# strictly monotonic

• Jan 24th 2010, 09:13 PM
derek walcott
strictly monotonic
Let K be a subset of R
A function F: K--> R is said to be strictly monotonic if it is either strictly increasing or strictly decreasing. That is, one of the following 2 holds:

1.) x,y are elements in K with x<y implies that f(x)<f(y)
or
2.) x,y are elements in K with x<y implies that f(x)>f(y)

Let I be an interval in R and let f: I-->R be a continuous function.
Prove that f is one-to-one iff f is strictly monotonic.

I am having trouble starting this problem and any help would be much appreciated.
• Jan 24th 2010, 11:08 PM
Drexel28
Quote:

Originally Posted by derek walcott
Let K be a subset of R
A function F: K--> R is said to be strictly monotonic if it is either strictly increasing or strictly decreasing. That is, one of the following 2 holds:

1.) x,y are elements in K with x<y implies that f(x)<f(y)
or
2.) x,y are elements in K with x<y implies that f(x)>f(y)
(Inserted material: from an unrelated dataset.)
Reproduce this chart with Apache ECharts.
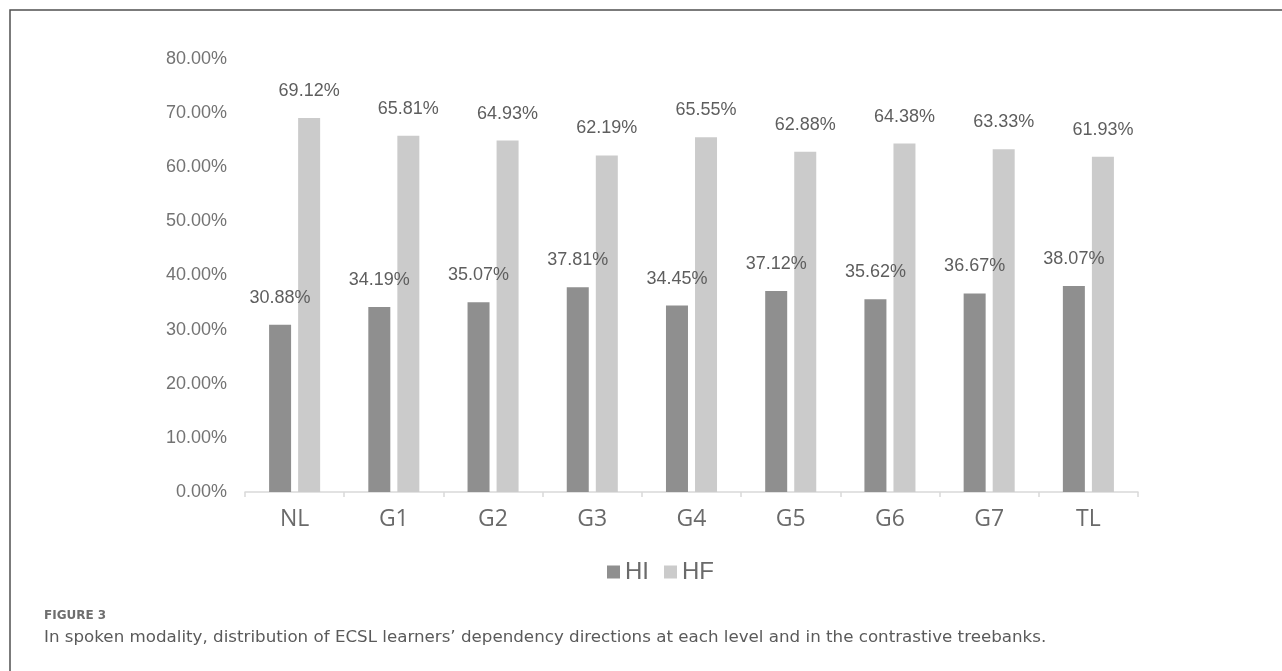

Let I be an interval in R and let f: I-->R be a continuous function.
Prove that f is one-to-one iff f is strictly monotonic.

I am having trouble starting this problem and any help would be much appreciated.

Suppose that $f$ was injective and continuous. Assume for a second that $f$ was not monotonic, then what would the IVT give us as a contradiction?

Conversely, if $x\ne y$ then either $x or $y, either way we have injectivity.
• Jan 25th 2010, 01:52 PM
derek walcott
so proving that it is an injection proves that it is also one-to-one?
• Jan 25th 2010, 02:03 PM
Drexel28
Quote:

Originally Posted by derek walcott
so proving that it is an injection proves that it is also one-to-one?

Injection means one-to-one.
• Jan 25th 2010, 02:14 PM
derek walcott
okay that's what i thought.

and it's only injective because f is continuous. if f were not continuous then x=y and f(x) ≠ f(y) could occur?
• Jan 25th 2010, 02:19 PM
Drexel28
Quote:

Originally Posted by derek walcott
okay that's what i thought.

and it's only injective because f is continuous. if f were not continuous then x=y and f(x) ≠ f(y) could occur?

Wait, what?
• Jan 25th 2010, 02:30 PM
derek walcott
i am trying to think of the implications of f:K-->R being continuous and not being continuous

how does the problem change? would that prove that it isn't monotonic?
• Jan 25th 2010, 02:39 PM
Drexel28
Quote:

Originally Posted by derek walcott
i am trying to think of the implications of f:K-->R being continuous and not being continuous

how does the problem change? would that prove that it isn't monotonic?

If the function is continuous and injective it is monotonic. If a function is monotonic it is automatically injective.